Out of all the hot dogs Sepanik has eaten, Byron’s might be her favorite. Owner Mike Payne joined the contestants and served up his dogs with its signature twist: Cucumbers, fresh green peppers and lettuce on top of the fabled Chicago-style ingredients.
Payne said sales were down about 60 percent at the height of the pandemic, but the business is beginning to rebound. The contest has helped.
“It brings people out. They have a reason to go out and go to hot dog stands,” Payne said. “They all want feel-good food. And it’s helped us get through all this time.”
Long-time Vienna Beef executive Tom McGlade joined the hot dog party to present a private donation to Illinois Restaurant Association Educational Foundation Employee Relief Fund, which supports restaurant workers during the pandemic. McGlade said the Hot Dog Challenge has replaced the advertising Vienna Beef lost from closed Chicago sports stadiums — six times over.
He hopes the contest could grow to rival Nathan’s Hot Dog Eating Contest on Fourth of July. Vienna Beef’s local lore and footprint in Chicago is “almost monopolistic,” with more hot dog stands in the area than there are Wendy’s, Burger Kings and McDonald’s combined.
Esposito and and a contestant who goes by the name Smarty Pants said their favorite hot stands so far include Corky’s in Indiana and Papa Chris’ Place in Niles.
Smarty Pants, of Park Ridge, is a freelance balloon artist and children’s party entertainer. He came dressed in a red bow-tie and oversized yellow sunglasses as he strolled into Byron’s in fifth place, with 150 stands so far.

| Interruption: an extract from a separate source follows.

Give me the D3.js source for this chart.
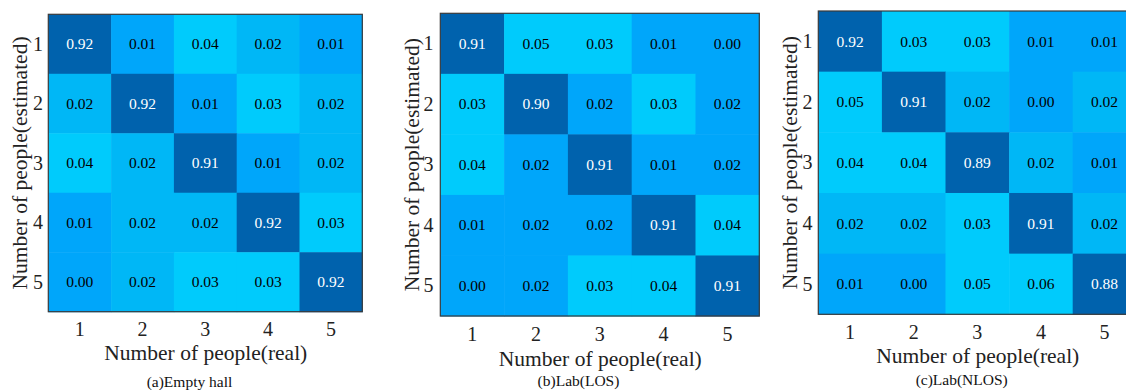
<!DOCTYPE html>
<html>
<head>
<meta charset="utf-8">
<script src="https://cdn.jsdelivr.net/npm/d3@7"></script>
<style>
  html, body { margin: 0; padding: 0; background: #fff; overflow: hidden; }
  svg { display: block; font-family: "Liberation Serif", "Times New Roman", serif; }
</style>
</head>
<body>
<svg id="chart" width="1126" height="390"></svg>
<script>
// Class labels (number of people)
const classes = ["1", "2", "3", "4", "5"];

// Confusion matrices: rows = estimated, columns = real
const emptyHall = [
  [0.92, 0.01, 0.04, 0.02, 0.01],
  [0.02, 0.92, 0.01, 0.03, 0.02],
  [0.04, 0.02, 0.91, 0.01, 0.02],
  [0.01, 0.02, 0.02, 0.92, 0.03],
  [0.00, 0.02, 0.03, 0.03, 0.92]
];
const labLOS = [
  [0.91, 0.05, 0.03, 0.01, 0.00],
  [0.03, 0.90, 0.02, 0.03, 0.02],
  [0.04, 0.02, 0.91, 0.01, 0.02],
  [0.01, 0.02, 0.02, 0.91, 0.04],
  [0.00, 0.02, 0.03, 0.04, 0.91]
];
const labNLOS = [
  [0.92, 0.03, 0.03, 0.01, 0.01],
  [0.05, 0.91, 0.02, 0.00, 0.02],
  [0.04, 0.04, 0.89, 0.02, 0.01],
  [0.02, 0.02, 0.03, 0.91, 0.02],
  [0.01, 0.00, 0.05, 0.06, 0.88]
];

const captions = ["(a)Empty hall", "(b)Lab(LOS)", "(c)Lab(NLOS)"];
const xTitle = "Number of people(real)";
const yTitle = "Number of people(estimated)";

// Colour bands of the map (low -> high)
const palette = ["#00a6fa", "#00b7f6", "#00cbfc", "#0062ad"];

// Panel geometry
const panels = [
  { data: emptyHall, caption: captions[0], breaks: [0.015, 0.025, 0.5],
    left: 48.3, top: 14.3, w: 314, h: 297.4,
    yTickX: 43, yTitleX: 27, xTickY: 336, xTitleY: 360, capX: 189.5, capY: 387 },
  { data: labLOS, caption: captions[1], breaks: [0.025, 0.025, 0.5],
    left: 440.3, top: 13.3, w: 319, h: 302.7,
    yTickX: 433.5, yTitleX: 418.5, xTickY: 340.5, xTitleY: 365.5, capX: 578.5, capY: 386 },
  { data: labNLOS, caption: captions[2], breaks: [0.015, 0.025, 0.5],
    left: 818.3, top: 11, w: 318, h: 303.3,
    yTickX: 812.5, yTitleX: 797, xTickY: 338.5, xTitleY: 363, capX: 961.7, capY: 385 }
];

const svg = d3.select("#chart");

panels.forEach(p => {
  const g = svg.append("g");
  const x = d3.scaleBand().domain(classes).range([p.left, p.left + p.w]);
  const y = d3.scaleBand().domain(classes).range([p.top, p.top + p.h]);
  const color = d3.scaleThreshold().domain(p.breaks).range(palette);

  const cells = [];
  p.data.forEach((row, i) => row.forEach((v, j) => cells.push({ r: classes[i], c: classes[j], v, diag: i === j })));

  g.selectAll("rect.cell").data(cells).join("rect")
    .attr("class", "cell")
    .attr("x", d => x(d.c))
    .attr("y", d => y(d.r))
    .attr("width", x.bandwidth() + 0.5)
    .attr("height", y.bandwidth() + 0.5)
    .attr("fill", d => color(d.v));

  g.selectAll("text.val").data(cells).join("text")
    .attr("class", "val")
    .attr("x", d => x(d.c) + x.bandwidth() / 2)
    .attr("y", d => y(d.r) + y.bandwidth() / 2)
    .attr("dy", "0.34em")
    .attr("text-anchor", "middle")
    .attr("font-size", 15.5)
    .attr("fill", d => d.diag ? "#ffffff" : "#000000")
    .text(d => d3.format(".2f")(d.v));

  // frame
  g.append("rect")
    .attr("x", p.left).attr("y", p.top)
    .attr("width", p.w).attr("height", p.h)
    .attr("fill", "none").attr("stroke", "#3a3a3a").attr("stroke-width", 1.2);

  // x axis ticks
  const xAxis = d3.axisBottom(x).tickSize(0).tickPadding(0);
  const xg = g.append("g").attr("transform", `translate(0,${p.xTickY})`).call(xAxis);
  xg.select(".domain").remove();
  xg.selectAll("text").attr("dy", 0).attr("font-size", 20)
    .attr("font-family", "Liberation Serif").attr("fill", "#222");

  // y axis ticks
  const yAxis = d3.axisLeft(y).tickSize(0).tickPadding(0);
  const yg = g.append("g").attr("transform", `translate(${p.yTickX},0)`).call(yAxis);
  yg.select(".domain").remove();
  yg.selectAll("text").attr("dy", "0.33em").attr("x", 0).attr("font-size", 20)
    .attr("font-family", "Liberation Serif").attr("fill", "#222");

  // axis titles
  g.append("text")
    .attr("x", p.left + 5 * x.bandwidth() / 2 + 0.5).attr("y", p.xTitleY)
    .attr("text-anchor", "middle").attr("font-size", 21.5).attr("fill", "#222")
    .text(xTitle);

  g.append("text")
    .attr("transform", `translate(${p.yTitleX},${p.top + p.h / 2}) rotate(-90)`)
    .attr("text-anchor", "middle").attr("font-size", 21.5).attr("fill", "#222")
    .text(yTitle);

  // caption
  g.append("text")
    .attr("x", p.capX).attr("y", p.capY)
    .attr("text-anchor", "middle").attr("font-size", 15.5).attr("fill", "#111")
    .text(p.caption);
});
</script>
</body>
</html>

The competition is a bonding exercise with his daughter: Penny Pants. The 12-year-old Roosevelt Elementary School student always opts for a milkshake.
“She knows I’m not like a regular dad,” Smarty Pants said. “We lose track of who the adult is in this relationship quite a lot.”
Penny Pants has enjoyed the long rides with her dad in the car, talking about school, math tests and birthday parties.
“I love the fact that there’s a million hotdog stands in Chicago, and they’re all run by actual human beings,” Smarty Pants said. “There’s no hot dog corporation. Ninety percent of the hot dog stands are run by like — a guy. And I just love talking to them.”
Sisters Karen Buralli and Rose La Mont didn’t have much time to talk on Monday. They were on a tight timetable to hit three other hot dog stands around Byron’s. The lifelong South Siders grew up on Vienna Beef hot dogs, and even dressed up as hot dogs at a festival a few years back.
Buralli, a laboratory supervisor, will not collaborate with La Mont, a University of Chicago finance professional. This is serious competition. Buralli is in second place with 197 hot dog stands, while La Mont trails one behind with 196.
Competing over hot dogs brings back childhood memories.
“It was a staple growing up, and it’s still staple now. I can eat a hot dog four times a day. I love hot dogs. Love them, love them, love them,” Buralli said. “Can you think of a time you were eating a hot dog when you weren’t smiling?”
Buralli checked her watch and hastily gave her goodbyes. There was another hot dog to eat.